I am seeing what I think is odd CUDA behaviour on a Jetson Nano. This is on the latest R32.3.1 image but has the same results the previous release as well. It is a very simple application that allocates managed memory in the main thread while executing an empty CUDA function in a separate thread. These two tasks are not related and do not share any information.

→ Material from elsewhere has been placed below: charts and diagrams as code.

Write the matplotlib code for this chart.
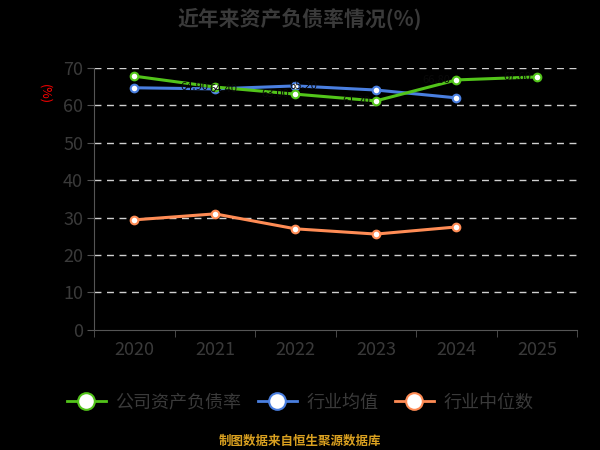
import matplotlib
matplotlib.use("Agg")
import matplotlib.pyplot as plt
from matplotlib.lines import Line2D

plt.rcParams["font.family"] = ["Noto Sans CJK SC", "DejaVu Sans"]

YEARS = ["2020", "2021", "2022", "2023", "2024", "2025"]
COMPANY = [67.8, 64.9, 63.0, 61.2, 66.8, 67.6]
IND_MEAN = [64.7, 64.4, 65.2, 64.1, 62.0]
IND_MEDIAN = [29.4, 31.0, 27.0, 25.6, 27.5]

GREEN, BLUE, ORANGE, TXT = "#52c41a", "#4a7fe0", "#ff8c55", "#3a3a3a"

fig = plt.figure(figsize=(6, 4.5), dpi=100, facecolor="black")
ax = fig.add_axes([0.157, 0.267, 0.805, 0.582], facecolor="black")

x = list(range(len(YEARS)))
kw = dict(lw=2.2, marker="o", ms=5.5, mfc="white", mew=1.5)
ax.plot(x[:len(IND_MEAN)], IND_MEAN, color=BLUE, mec=BLUE, zorder=3, **kw)
ax.plot(x[:len(IND_MEDIAN)], IND_MEDIAN, color=ORANGE, mec=ORANGE, zorder=3, **kw)
ax.plot(x, COMPANY, color=GREEN, mec=GREEN, zorder=4, **kw)

# near-black value labels, barely visible on the dark background
for i, v in enumerate(COMPANY[1:], start=1):
    ax.text(i - 0.25, v, f"{v:.2f}", color="#0a0a0a", fontsize=8, ha="center",
            va="center", zorder=5)
for i, v in enumerate(IND_MEAN[1:3], start=1):
    ax.text(i + 0.1, v, f"{v:.2f}", color="#0a0a0a", fontsize=8, ha="center",
            va="center", zorder=5)

ax.set_xlim(-0.5, len(YEARS) - 0.5)
ax.set_ylim(0, 70)
ax.set_yticks(range(0, 71, 10))
ax.set_xticks(x)
ax.set_xticklabels(YEARS)
ax.set_xticks([i - 0.5 for i in range(len(YEARS) + 1)], minor=True)
ax.tick_params(axis="x", which="major", length=0, pad=8, labelsize=13, labelcolor=TXT)
ax.tick_params(axis="x", which="minor", length=5, color="#555555")
ax.tick_params(axis="y", length=5, color="#555555", labelsize=13, labelcolor=TXT, pad=3)
for v in range(10, 71, 10):
    ax.axhline(v, color="#d0d0d0", lw=1, ls=(0, (5, 4)), zorder=1)
for s in ["top", "right"]:
    ax.spines[s].set_visible(False)
for s in ["left", "bottom"]:
    ax.spines[s].set_color("#555555")

fig.text(0.075, 0.79, "(%)", color="red", fontsize=9, rotation=-90, ha="center", va="center")
fig.text(0.5, 0.958, "近年来资产负债率情况(%)", color=TXT, fontsize=15, fontweight="bold",
         ha="center", va="center")

handles = [Line2D([0], [0], color=c, lw=2, marker="o", ms=12, mfc="white", mec=c, mew=1.5)
           for c in (GREEN, BLUE, ORANGE)]
fig.legend(handles, ["公司资产负债率", "行业均值", "行业中位数"], loc="center",
           bbox_to_anchor=(0.5, 0.105), ncol=3, frameon=False, fontsize=13,
           labelcolor=TXT, handlelength=2.2, columnspacing=0.9, handletextpad=0.5)
fig.text(0.5, 0.02, "制图数据来自恒生聚源数据库", color="#d9a020", fontsize=9,
         fontweight="bold", ha="center", va="center")

fig.savefig("out.png", dpi=100, facecolor="black")
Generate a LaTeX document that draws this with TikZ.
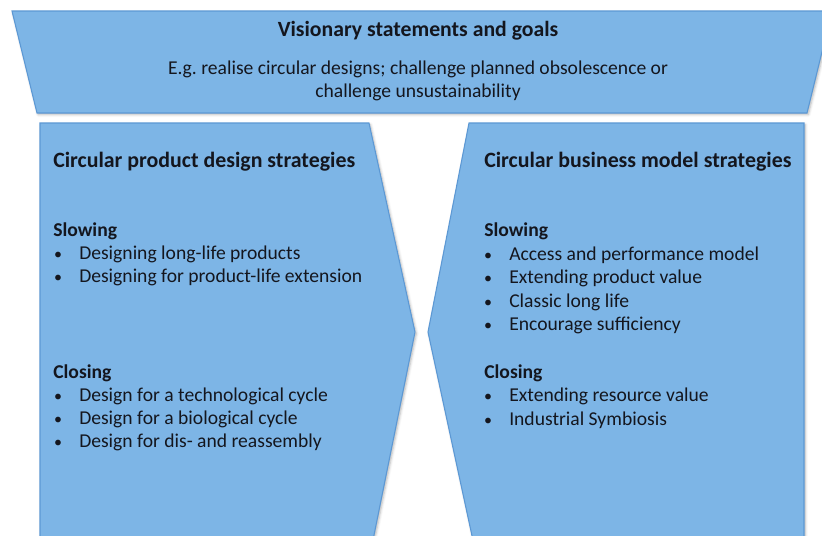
\documentclass[tikz,border=0pt]{standalone}
\usepackage{fontspec}
\setmainfont{Carlito}
\frenchspacing
\usetikzlibrary{shadows.blur}
\definecolor{boxfill}{RGB}{125,181,230}
\definecolor{boxline}{RGB}{92,152,212}
\definecolor{txt}{RGB}{20,22,30}
\begin{document}
\begin{tikzpicture}[x=0.75pt,y=-0.75pt,
  panel/.style={fill=boxfill,draw=boxline,line width=0.8pt,line join=miter,
    blur shadow={shadow xshift=1pt,shadow yshift=-1.2pt,shadow blur steps=4,shadow opacity=30}},
  headtxt/.style={anchor=mid west,inner sep=0pt,font=\fontsize{16.4}{19}\selectfont\bfseries,text=txt},
  subtxt/.style={anchor=mid west,inner sep=0pt,font=\fontsize{14.7}{17}\selectfont\bfseries,text=txt},
  itemtxt/.style={anchor=mid west,inner sep=0pt,font=\fontsize{14.7}{17}\selectfont,text=txt},
  bul/.style={anchor=mid,inner sep=0pt,font=\fontsize{12}{14}\selectfont,text=txt}]
\useasboundingbox (0,0) rectangle (822,536);
\clip (0,0) rectangle (822,536);
% panels
\path[panel] (12,11) -- (832,11) -- (807,113) -- (37,113) -- cycle;
\path[panel] (40,123) -- (369,123) -- (415,332) -- (372,545) -- (40,545) -- cycle;
\path[panel] (469,123) -- (804,123) -- (804,545) -- (474,545) -- (428,332) -- cycle;
% top text
\node[inner sep=0pt,anchor=mid,font=\fontsize{16.3}{19}\selectfont\bfseries,text=txt] (vt) at (418,33) {Visionary statements and goals};
\node[inner sep=0pt,anchor=mid,font=\fontsize{14.7}{17}\selectfont,text=txt] (v1) at (418,71) {E.g. realise circular designs; challenge planned obsolescence or};
\node[inner sep=0pt,anchor=mid,font=\fontsize{14.7}{17}\selectfont,text=txt] (v2) at (418,94) {challenge unsustainability};
% left panel
\node[headtxt] (lh) at (53,164) {Circular product design strategies};
\node[subtxt] (ls) at (53,233) {Slowing};
\node[bul] (lb1) at (58,256) {•};
\node[itemtxt] (li1) at (79,256) {Designing long-life products};
\node[bul] (lb2) at (58,279) {•};
\node[itemtxt] (li2) at (79,279) {Designing for product-life extension};
\node[subtxt] (lc) at (53,375) {Closing};
\node[bul] (lb3) at (58,398) {•};
\node[itemtxt] (li3) at (79,398) {Design for a technological cycle};
\node[bul] (lb4) at (58,421) {•};
\node[itemtxt] (li4) at (79,421) {Design for a biological cycle};
\node[bul] (lb5) at (58,444) {•};
\node[itemtxt] (li5) at (79,444) {Design for dis- and reassembly};
% right panel
\node[headtxt] (rh) at (484,164) {Circular business model strategies};
\node[subtxt] (rs) at (484,233) {Slowing};
\node[bul] (rb1) at (488,257) {•};
\node[itemtxt] (ri1) at (509,257) {Access and performance model};
\node[bul] (rb2) at (488,280) {•};
\node[itemtxt] (ri2) at (509,280) {Extending product value};
\node[bul] (rb3) at (488,304) {•};
\node[itemtxt] (ri3) at (509,304) {Classic long life};
\node[bul] (rb4) at (488,327) {•};
\node[itemtxt] (ri4) at (509,327) {Encourage sufficiency};
\node[subtxt] (rc) at (484,375) {Closing};
\node[bul] (rb5) at (488,398) {•};
\node[itemtxt] (ri5) at (509,398) {Extending resource value};
\node[bul] (rb6) at (488,422) {•};
\node[itemtxt] (ri6) at (509,422) {Industrial Symbiosis};
\end{tikzpicture}
\end{document}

I feel the two tasks should be able to run in parallel.
Here is the code:
main.cpp:
#include <unistd.h>
#include <future>
#include "TestCuda.cuh"
std::mutex m;
// This works fine with a mutex, but crashes with a sigbus error when not using a mutex
//#define USE_MUTEX
struct MyThread {
void run() {
int threadLoop = 0;
while(1) {
#ifdef USE_MUTEX
m.lock();
#endif
printf("Thread Run (loop %d)\n", threadLoop++);
// run kernel
testCuda();
#ifdef USE_MUTEX
m.unlock();
#endif
usleep(0);
}
}
};
int main(int argc, char** argv) {
MyThread thread;
auto threadFuture = std::async(std::launch::async, &MyThread::run, thread);
int loop = 0;
while(1){
#ifdef USE_MUTEX
m.lock();
#endif
int* temp = nullptr;
printf("*** Main Allocating (loop = %d)\n", loop++);
cudaError_t err = cudaMallocManaged(&temp, sizeof(int)); // yes, this is a memory leak, but we keep the code simple to demonstrate the issue
if (err != cudaSuccess) {
printf("Failed to cudaMallocManaged()\n");
return -1;
}
*temp = 0; // <-- SIGBUS occurs here if don't use a mutex
printf("*** Main Finished Allocating value: %d\n", *temp);
#ifdef USE_MUTEX
m.unlock();
#endif
usleep(0);
}
}
TestCuda.cuh:
#include <cuda.h>
#include <cuda_runtime.h>
__global__ void testKernel();
extern "C" {
void testCuda();
}
TestCuda.cu
#include "TestCuda.cuh"
#include <stdio.h>
__global__ void testKernel() {
printf ("Kernel running\n");
}
void testCuda() {
testKernel<<<1,1>>>();
cudaError_t err = cudaDeviceSynchronize();
if (err != cudaSuccess) {
printf("SYNC FAILED\n\n\n");
}
}
When we run with a mutex, i.e. in main.cpp
#define USE_MUTEX
it works fine, as one would expect and runs forever:
*** Main Allocating (loop = 0)
*** Main Finished Allocating value: 0
Thread Run (loop 0)
Thread Kernel running
*** Main Allocating (loop = 1)
*** Main Finished Allocating value: 0
Thread Run (loop 1)
Thread Kernel running
*** Main Allocating (loop = 2)
*** Main Finished Allocating value: 0
*** Main Allocating (loop = 3)
*** Main Finished Allocating value: 0
*** Main Allocating (loop = 4)
*** Main Finished Allocating value: 0
*** Main Allocating (loop = 5)
*** Main Finished Allocating value: 0
Thread Run (loop 2)
Thread Kernel running
*** Main Allocating (loop = 6)
*** Main Finished Allocating value: 0
Thread Run (loop 3)
Thread Kernel running
*** Main Allocating (loop = 7)
*** Main Finished Allocating value: 0
...
If we comment out the mutex:
//#define USE_MUTEX
and run in parallel we get an arbitrarily timed failure (generally quickly) when trying to dereference this in the main thread:
*temp = 0; // <-- SIGBUS occurs here if don't use a mutex
i.e.
*** Main Allocating (loop = 0)
Thread Run (loop 0)
*** Main Finished Allocating value: 0
*** Main Allocating (loop = 1)
Bus error
Perhaps I missed something simple? Is there a reason why I cannot allocate memory in one thread while executing an independent kernel (that does not touch this memory) in another?